I began with the Question:
“By changing the methods of my instruction to inquiry based and differentiated learning will I be able to maintain the content of my HT class to that of the science 9 classes?”
My focus was created out of teaching 3 Science classes of the same grade, one of them being a “hand picked Time-table” (HT) class. The students are picked out of regular classes at the beginning of the year by counsellors and placed in these HT classes. They run the same curriculum, yet are assumed not to cover as much material.
Thus my context initiated my topic.
I was idealistic to begin with; the dangerous end of optimism. I thought, rather than reduce the load on this class while steamrolling on with my others why can’t I give choice and oppourtunity for depth. Yet as I began planning I found myself struggling with the methodology and creativity to make lessons that were all of: meaningful, student centered, fairly assessed and timely.
My lack of strength in this area led to an almost immediate overwhelming of the HT class. I saw why these students were picked: while they lacked self-regulation they were smart and questioned everything. Their curiosity led me off the path I wanted to be on, and confused my learning intentions, yet I still tried to keep them on pace with my plan.
My inquiry was driving my teaching style, which wasn’t working, so I changed my question:
“What are the real big ideas that I want my students to learn and how can I maximize the oppourtunities for their learning?”
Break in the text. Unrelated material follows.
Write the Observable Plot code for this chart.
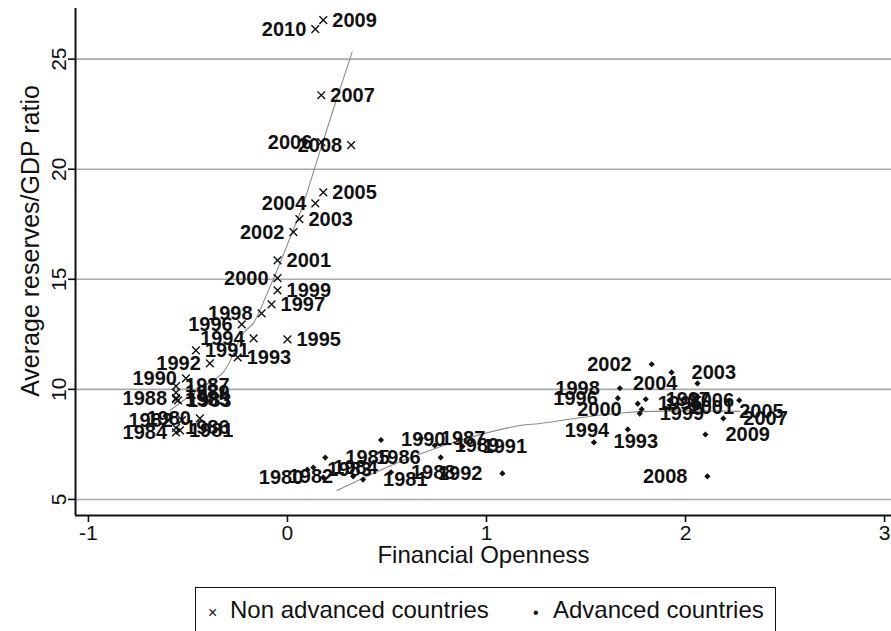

While this question is one that should be asked of all teachers for all classes, I was interested in the similarities and differences that may come up between the regular and HT science classes.
Because my regular classes had more resilient students, skilled at navigating the crucible of common instruction, they received less of the adaptations.
Some of the successful methods I used initially with the HT’s were:
Multiple modes of instruction – When I taught a topic, I would plan for 3 or 4 different ways for the students to grapple with the idea. An example while learning about the relationship of the sun and moon and how that manifests visually for us on Earth was to demonstrate with a model and light, then brainstorm as a class, explore with their own models, build a manipulative, and watch a video on the relationship.
Time with a singular question or idea – Paired with multiple modes was the central question. After every attempt in learning I would go back to how our findings related to the essential idea, thus making as many of their ideas relate to assessable content. The question for the former topic was, “How do the sun and the moon interact and how does that affect what we see”.
Through this inquiry process, my main learning has been around the importance of Depth rather than Breadth. While this is by no means only a SpEd consideration, it is more important for students who lack the ability to grasp concepts quickly and through multiple means.
The importance of reaching understanding is worth the time it often takes to do so. I was able to learn this in the environment of the HT class where it is assumed that all the content will not be covered. However I believe this notion should be applied in all classes. Yet to do so requires the parallel ability to keep those engaged who are quick to grasp ideas.
The next step for this inquiry seems to lead further away from the explicit topic of SpEd and more into the ability use ongoing differentiated learning.
Planetary Cube Template: S9 W Planetary Cubes Template
If I were to use this activity again I would make the information on the inside more interesting, or a question about a planet. Each Cube could even make 6 planets ( 1 on each face).